Was the use case for this app too edge-casey or advanced? Did we overestimate the amount of file management people want to do on a portable device? Should we have focused more on document viewing capabilities? Maybe all of the above?
Here’s David Sparks on the matter:
For a few years now Panic has made public statements about how little income they’re making off their pro-level iOS apps, and I really can’t blame them for pulling Transmit if it is losing them money.
What is even more upsetting is that an app of the calibre of Transmit for iOS is a financial failure and none of us are much surprised. There are so many iPads and iPhones out in the world. Granted not everyone will need a world-class file sharing app, but enough should need it that an app like Transmit for iOS can flourish.
Sparks goes on to discuss the App Store ecosystem and its possible role in Transmit’s demise, and I think he’s right. Mac software titles can — and do — demand higher prices than on iOS. Clearly in this case, that wasn’t sustainable.
At MacStories, John Voorhees took a more optimistic approach:
I’m sad to see Transmit go. It’s a loss for the platform, but I don’t think it’s a bad omen for ‘pro’ iOS productivity apps in general. Transmit failed to get the traction necessary to sustain its further development, but there are still many examples of productivity apps that have found success on the App Store.
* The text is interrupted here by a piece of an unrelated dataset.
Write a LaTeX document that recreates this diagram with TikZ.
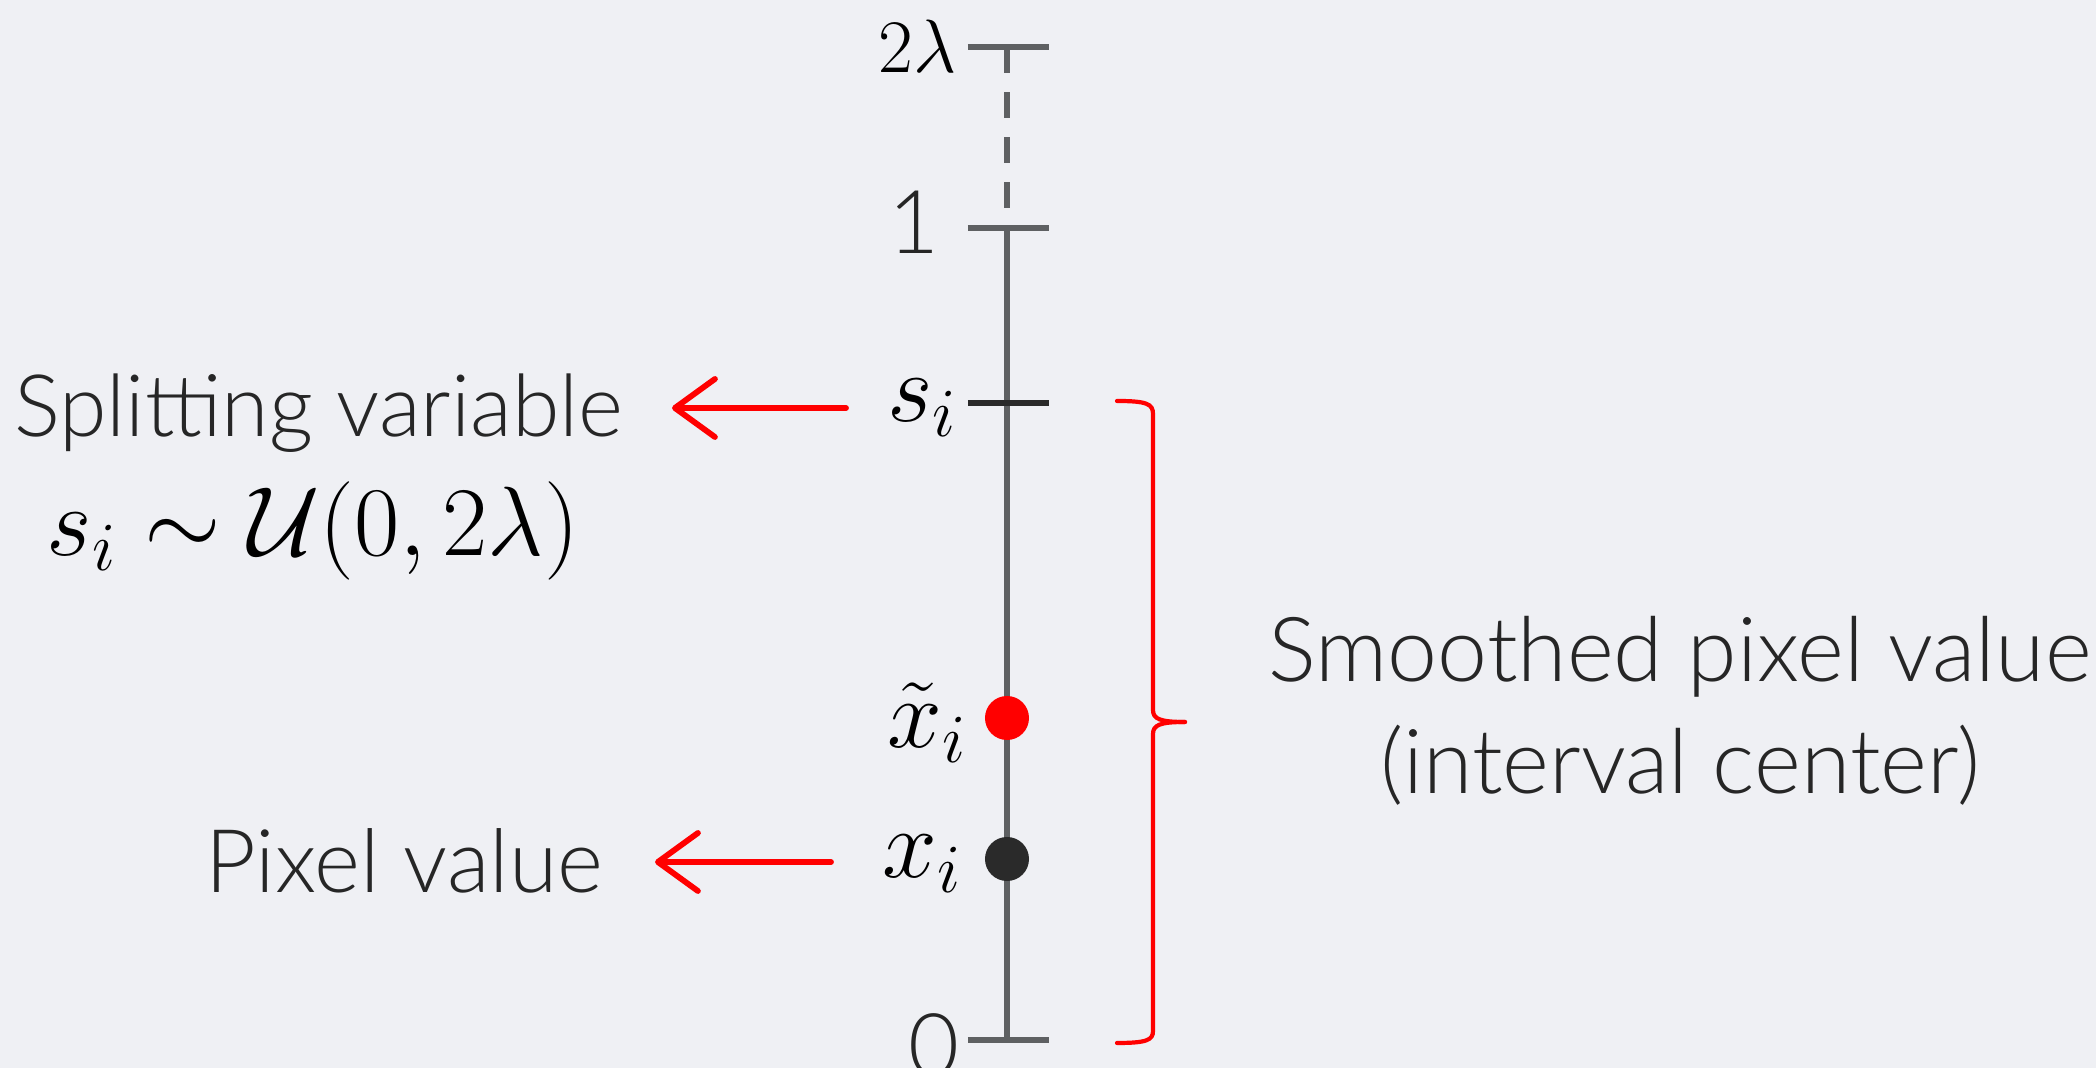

Hopefully, Panic will find a way to bring Transmit back to iOS one day.
With apologies to John, I can’t help but see this is a bad omen for the iOS productivity scene. An FTP client may not be as exciting as whatever the hot GTD app of the year may be, but it’s the type of app that signals stability. FTP clients are used by nerds, and I don’t think many nerds are using iOS as their primary devices.1
This certainly puts a real dent in some of my workflows. Every time I need to move an edited podcast from Dropbox to our host and I’m on the go, I’ve been able to do it with Transmit. There are other ways to get this done on iOS, but Panic’s way was the best. Losing best-in-class apps isn’t good for any platform.